俺がロックンロールをサボったら日本はダメになる
──“LOFT FES.”に出演するバンドのなかでは亮介さんと渡邊さんが最年少ということになりますね。
佐々木:全員先輩だし、噛みつく人しかいませんね(笑)。このラインナップのなかでは、ニューロティカとOLEDICKFOGGYだけ対バンしたことがないのかな。怒髪天にしろSAにしろ、今の40代はホントに元気ですよね。しかも、今まさに勢いに乗ってるところもあるし。だから噛みつき甲斐が充分あるんだけど、皆さんそれを笑って受け流すくらい懐が深いんですよね。そういう先輩バンドを好きなお客さんというのは本物を知っている人たちだから、その人たちに向けて俺たちがどれだけ強い説得力でアピールできるかが課題ですね。そういうお客さんたちを絶対に振り向かせてやるぞっていう気持ちもあるし。
──“LOFT FES.”でも同じ舞台に立つ諸先輩方から学べたことは?
佐々木:MCひとつを取ってもそれぞれ強烈な個性があるし、「俺たちは俺たちだから」みたいなスタイルで生き抜いている人たちばかりだから、「誰の真似もしていないことを真似する」っていうのが大事なんだなと思いましたね。
──この7年、相次ぐメンバーの変遷を経て砂利道の上をひた走ってきたAFOCなら、先輩バンドに比肩するパフォーマンスを見せられるのでは?
佐々木:砂利の粒がでかめの道を裸足のまま踏み締めてきた自負はありますね(笑)。でも、まだまだですよ。諸先輩方は俺たち以上の険しい砂利道を長年歩いてきたわけですから。そういう経験を笑いに変えて楽しませようとする度量の深さにも感服しますね。

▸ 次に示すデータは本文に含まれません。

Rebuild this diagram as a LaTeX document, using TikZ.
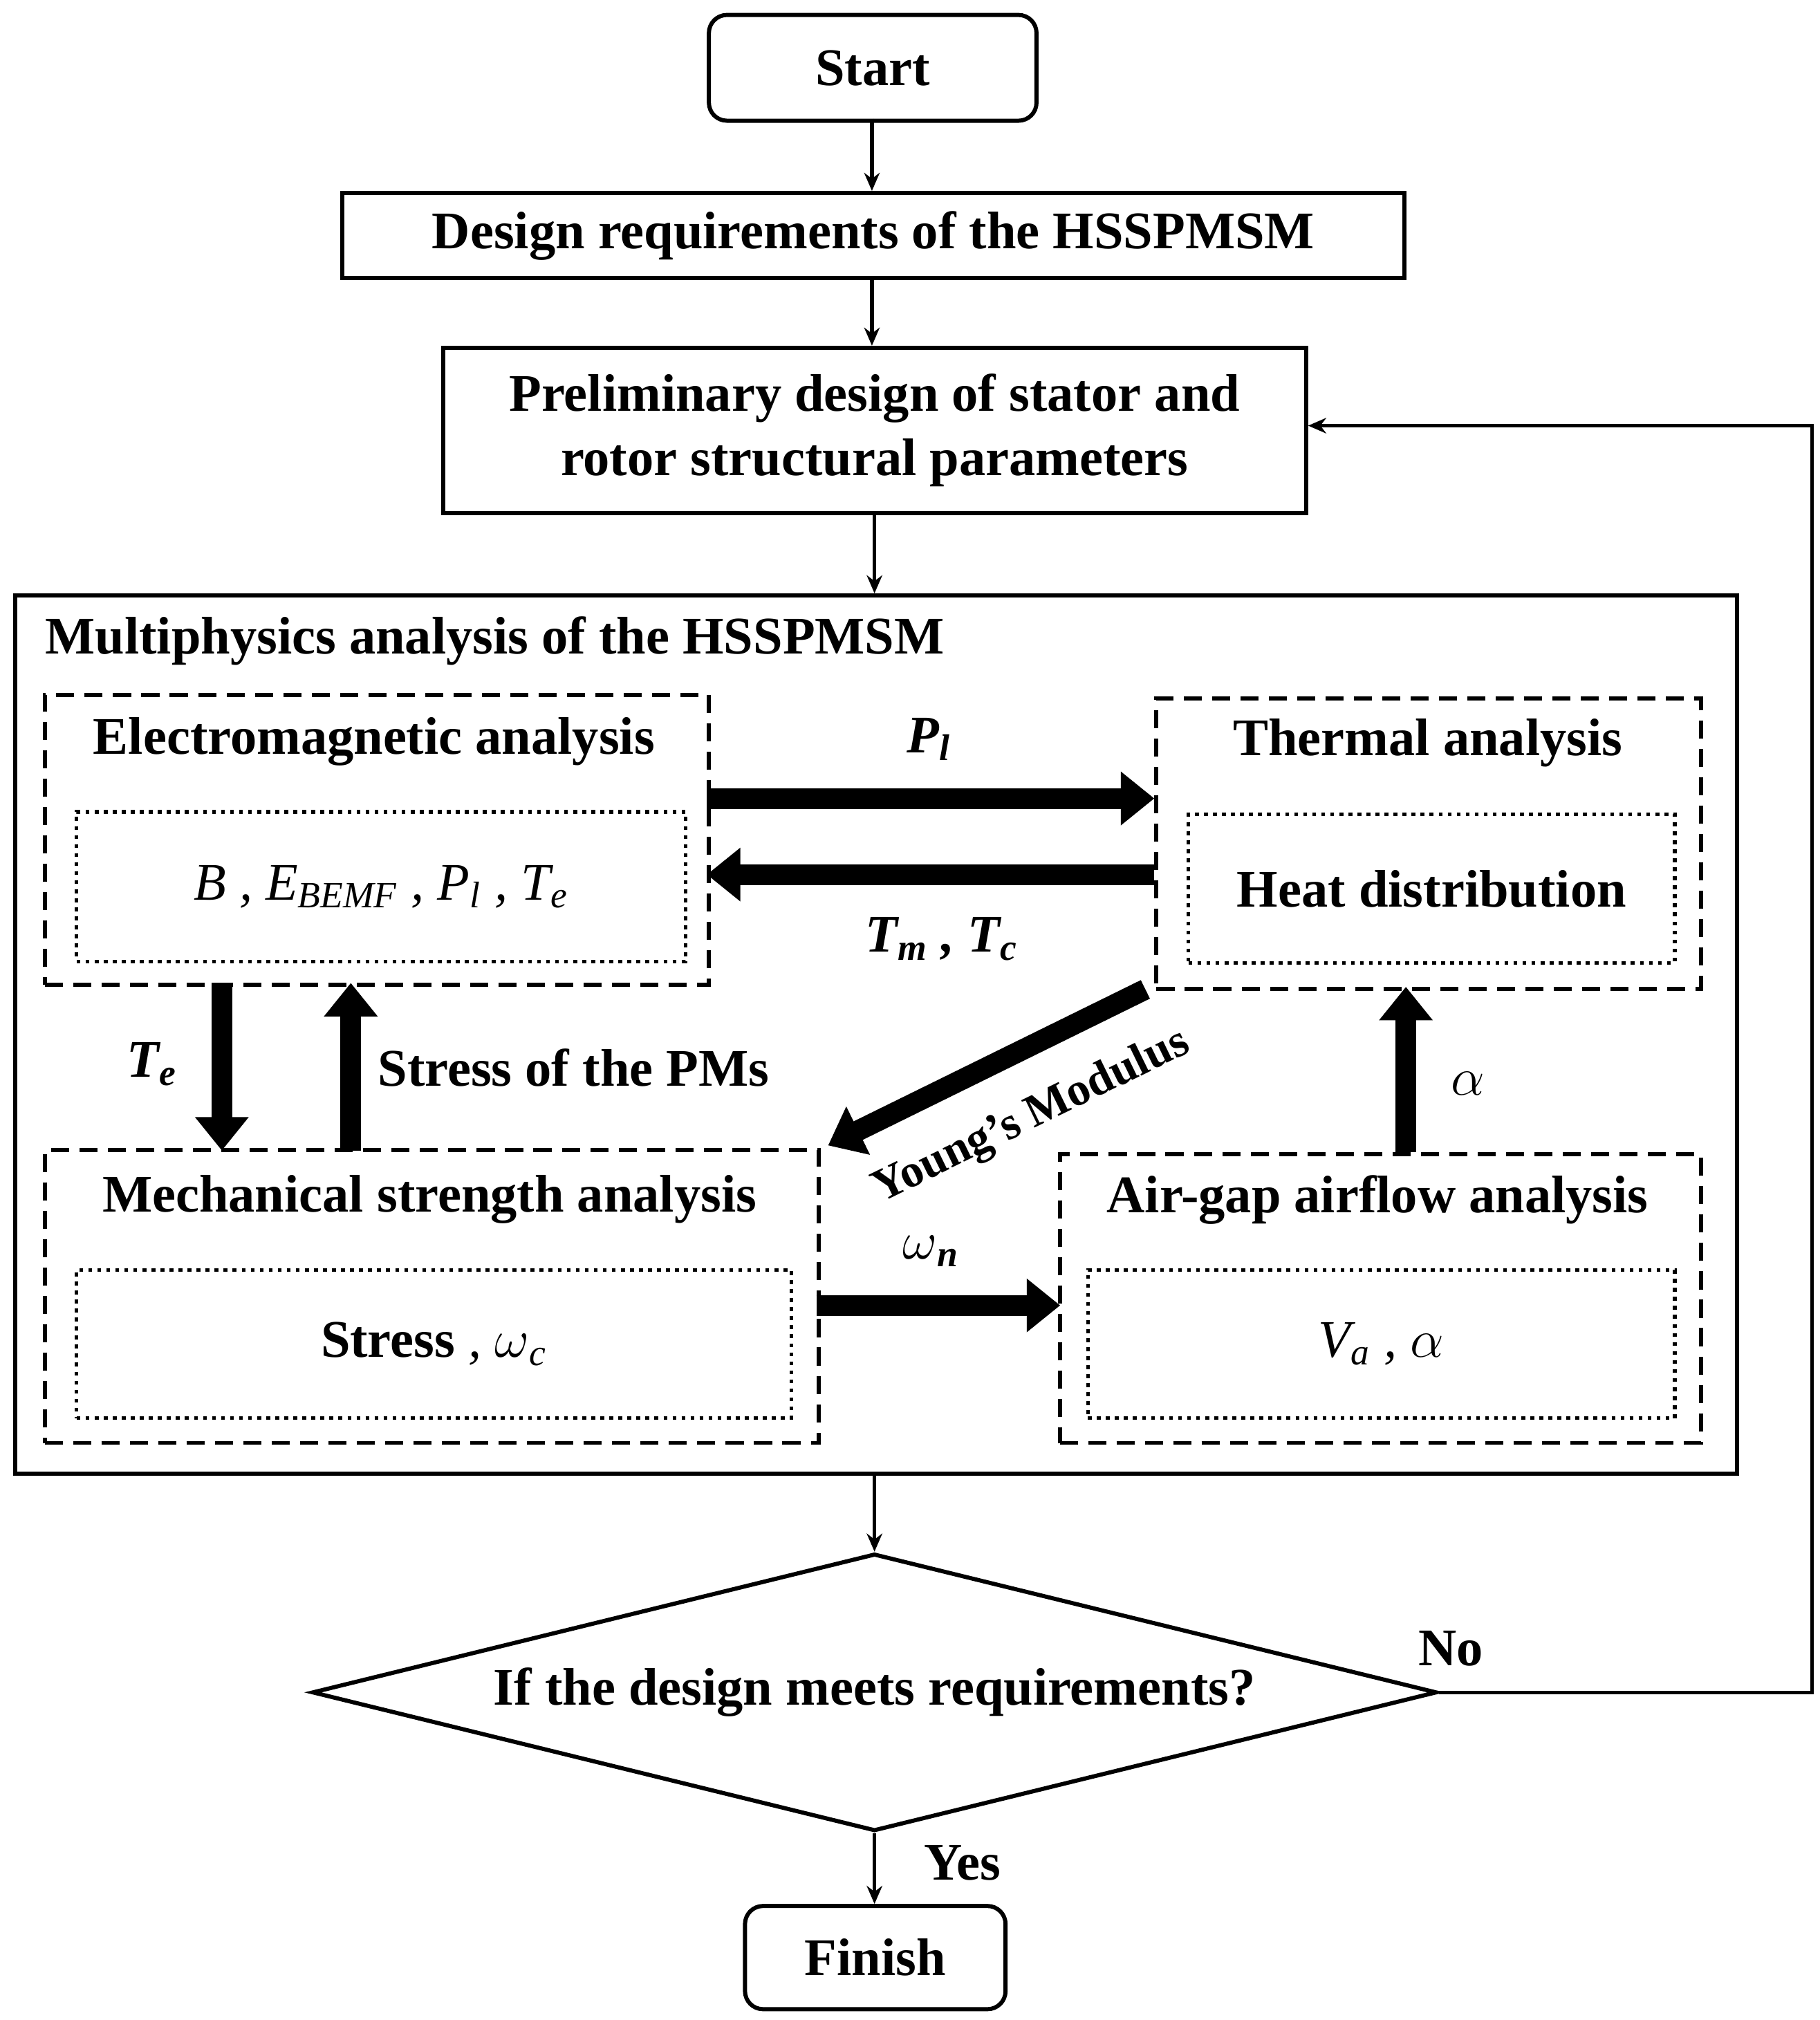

──AFOCも最近は若手に噛みつかれる機会が増えてきたんじゃないですか。
佐々木:全然そんなことないですよ。MY FIRST STORYのメンバーから「高校の時に聴いてました」と言われたことがあって、遂にこういうのが来たかと思いましたけど(笑)。俺たちみたいなロックンロール・バンドの系譜を継ぐ人たちが少ないのか、まだまだこちらから上の世代へ噛みつく一方なんです。まぁ、俺たちも好んで自分たちから割り込んでいくところがあるんですけどね(笑)。
──ガツガツ割り込んでいけば、それを可愛がってくれる先輩も多いでしょう?
佐々木:面白がってくれる人もいますね。今やレーベルメイトになった怒髪天の増子(直純)さんは、テイチクに移籍した時に「もし困ったことがあったらレーベルの人間よりも先に俺に言え。俺が社長に言ってやるから」と言ってくれて有り難かったですよ。

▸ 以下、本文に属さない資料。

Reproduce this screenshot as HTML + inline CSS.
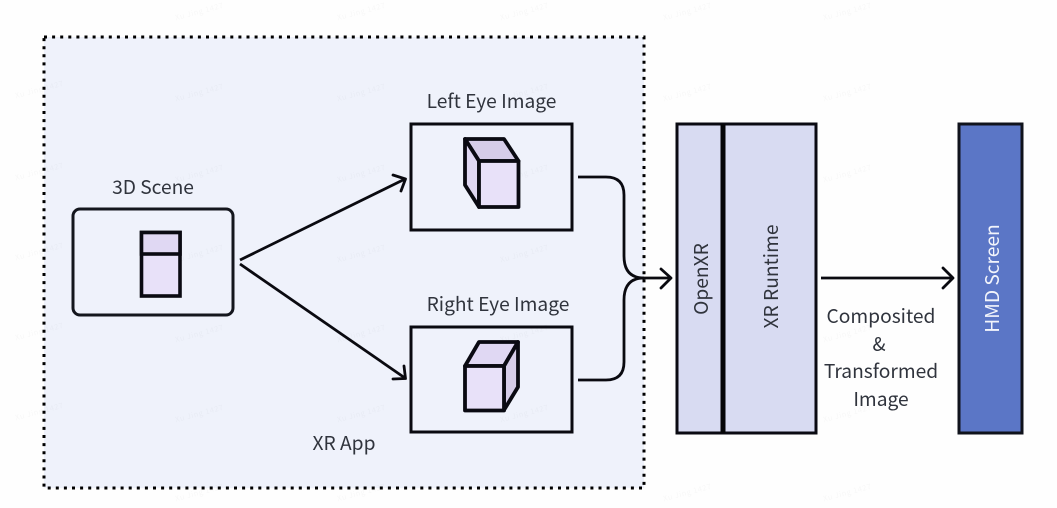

──ロフトとシェルターを出発点としたバンドだからこそ、AFOCにはこの先もずっと着実なステップアップを期待したいですね。
佐々木:当時のシェルターの店長とは「日本武道館でライブをやった翌日にシェルターのステージに立つ」という約束をしていたんです。その気持ちは今もずっとありますね。今年の4月にやった野音で初めて椅子席のワンマンを経験して、まだまだ頑張らなくちゃいけないと思ったし、どれだけ泥くさいやり方でも大きな会場でライブがやれるようにステップアップしていかなきゃいけないと思ったんですよ。Zepp DiverCityでやれたら次はZepp Tokyoを満杯にするぞとか、一歩一歩着実にキャパを広げていきたいんです。

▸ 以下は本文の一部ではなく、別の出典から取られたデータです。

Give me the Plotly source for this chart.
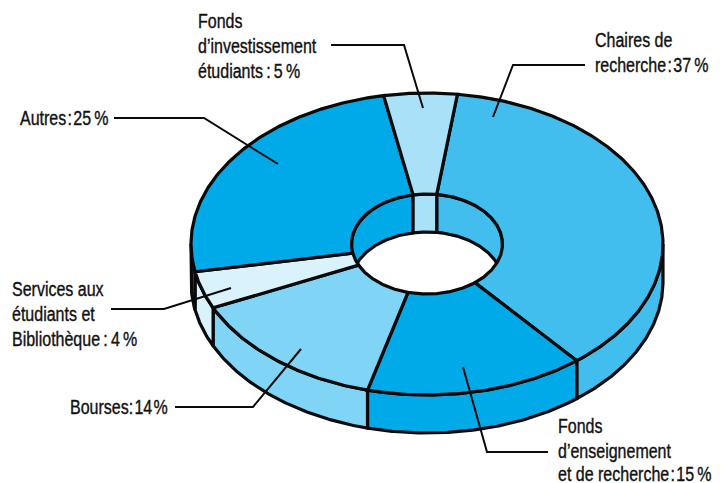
import numpy as np
import plotly.graph_objects as go

# Data
categories = ["Chaires de recherche", "Fonds d'enseignement et de recherche", "Bourses",
              "Services aux étudiants et Bibliothèque", "Autres", "Fonds d'investissement étudiants"]
values = [37, 15, 14, 4, 25, 5]
colors = ["#41BDEE", "#00A9E7", "#80D4F5", "#D9F2FC", "#00A9E7", "#A9E1F9"]
start_angle = 7.4  # clockwise from the top of the ellipse

# Projection of the tilted ring (pixel axes)
CX, CY = 427.0, 244.0
RX, RY = 236.0, 151.0
HX, HY = 75.5, 50.0
DEPTH = 38.0
INK = "#0a0a0a"

labels = [
    (198, 21, "Fonds"), (198, 46, "d’investissement"), (198, 71, "étudiants\u2009:\u20095\u2009%"),
    (595, 40, "Chaires de"), (595, 65, "recherche\u200a:\u200a37\u2009%"),
    (20, 118, "Autres\u200a:\u200a25\u2009%"),
    (12, 289, "Services aux"), (12, 314, "étudiants et"), (12, 339, "Bibliothèque\u2009:\u20094\u2009%"),
    (70, 407, "Bourses:\u200a14\u200a%"),
    (558, 426, "Fonds"), (558, 451, "d’enseignement"), (558, 474, "et de recherche\u200a:\u200a15\u2009%"),
]
leaders = [
    ([331, 404, 423], [45, 45, 108]),
    ([585, 513, 493], [65, 65, 117]),
    ([114, 204, 278], [118, 118, 164]),
    ([111, 164, 231], [309, 309, 288]),
    ([175, 253, 301], [407, 407, 349]),
    ([548, 487, 463], [452, 452, 367]),
]


def arc(a0, a1, rx, ry, dy=0.0):
    t = np.radians(np.linspace(a0, a1, max(int(abs(a1 - a0) * 2), 2)))
    return CX + rx * np.sin(t), CY + dy - ry * np.cos(t)


def overlap(a0, a1, lo, hi):
    """Part of [a0, a1] that falls in [lo, hi], trying full-turn offsets."""
    out = []
    for k in (-360, 0, 360):
        s, e = max(a0, lo + k), min(a1, hi + k)
        if e > s:
            out.append((s, e))
    return out


def poly(fig, xs, ys, color):
    fig.add_trace(go.Scatter(
        x=np.concatenate(xs), y=np.concatenate(ys), mode="lines", fill="toself",
        fillcolor=color, line=dict(color=INK, width=3.2), hoverinfo="skip", showlegend=False))


spans = []
a = start_angle
for v in values:
    spans.append((a, a + v / sum(values) * 360))
    a = spans[-1][1]

fig = go.Figure()

# inner wall: the far half of the hole
for (a0, a1), c in zip(spans, colors):
    for s, e in overlap(a0, a1, -90, 90):
        x1, y1 = arc(s, e, HX, HY)
        x2, y2 = arc(e, s, HX, HY, DEPTH)
        poly(fig, [x1, x2, x1[:1]], [y1, y2, y1[:1]], c)

# outer wall: the near half of the rim
for (a0, a1), c in zip(spans, colors):
    for s, e in overlap(a0, a1, 90, 270):
        x1, y1 = arc(s, e, RX, RY)
        x2, y2 = arc(e, s, RX, RY, DEPTH)
        poly(fig, [x1, x2, x1[:1]], [y1, y2, y1[:1]], c)

# top face
for (a0, a1), c in zip(spans, colors):
    x1, y1 = arc(a0, a1, RX, RY)
    x2, y2 = arc(a1, a0, HX, HY)
    poly(fig, [x1, x2, x1[:1]], [y1, y2, y1[:1]], c)

for lx, ly in leaders:
    fig.add_trace(go.Scatter(x=lx, y=ly, mode="lines", line=dict(color=INK, width=2),
                             hoverinfo="skip", showlegend=False))

for x, y, t in labels:
    fig.add_annotation(x=x, y=y, text=t, showarrow=False, xanchor="left", yanchor="middle",
                       xshift=-2, font=dict(family="Liberation Sans", size=16, color="#111111"))

fig.update_layout(
    width=723, height=483, margin=dict(l=0, r=0, t=0, b=0),
    paper_bgcolor="white", plot_bgcolor="white",
    xaxis=dict(range=[0, 723], visible=False, fixedrange=True),
    yaxis=dict(range=[483, 0], visible=False, fixedrange=True),
)
# The page's default margin is removed, and the labels are made taller to read as the reference's condensed face.
post = """
document.body.style.margin = '0';
document.documentElement.style.overflow = 'hidden';
setTimeout(function () {
  document.querySelectorAll('.annotation-text').forEach(function (t) {
    var b = t.getBBox();
    var cy = b.y + b.height / 2;
    t.setAttribute('transform', 'translate(0,' + cy + ') scale(1,1.25) translate(0,' + (-cy) + ')');
    t.style.stroke = '#111111';
    t.style.strokeWidth = '0.3px';
  });
}, 50);
"""
fig.write_html("out.html", config={"displayModeBar": False}, post_script=post)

──“レトロスペクティヴ”を見て、AFOCにはまだまだ伸びしろがあると実感した人は多いでしょうしね。
佐々木:今は自分の人生を懸けてバンドをやっているし、命懸けでステージに立っているつもりですから。当面の目標として考えているのは、ロックンロール・バンドとしてスタンディングのライブを極めたいってことですね。いつか武道館みたいに椅子席の大きなステージに立つには不可欠な課題だと思うし。「俺たちはロックンロール・バンドだから」と小さなライブハウスに出続ける選択肢もあるんだろうけど、それは俺がやりたいことじゃないので。ロックンロール・バンドは転がり続けるのが流儀だし、いつ何時でも挑戦し続けていきたいんですよ。“レトロスペクティヴ”のMCでも話したんですけど、「俺がロックンロールをサボったら日本はダメになる」と本気で思ってますからね。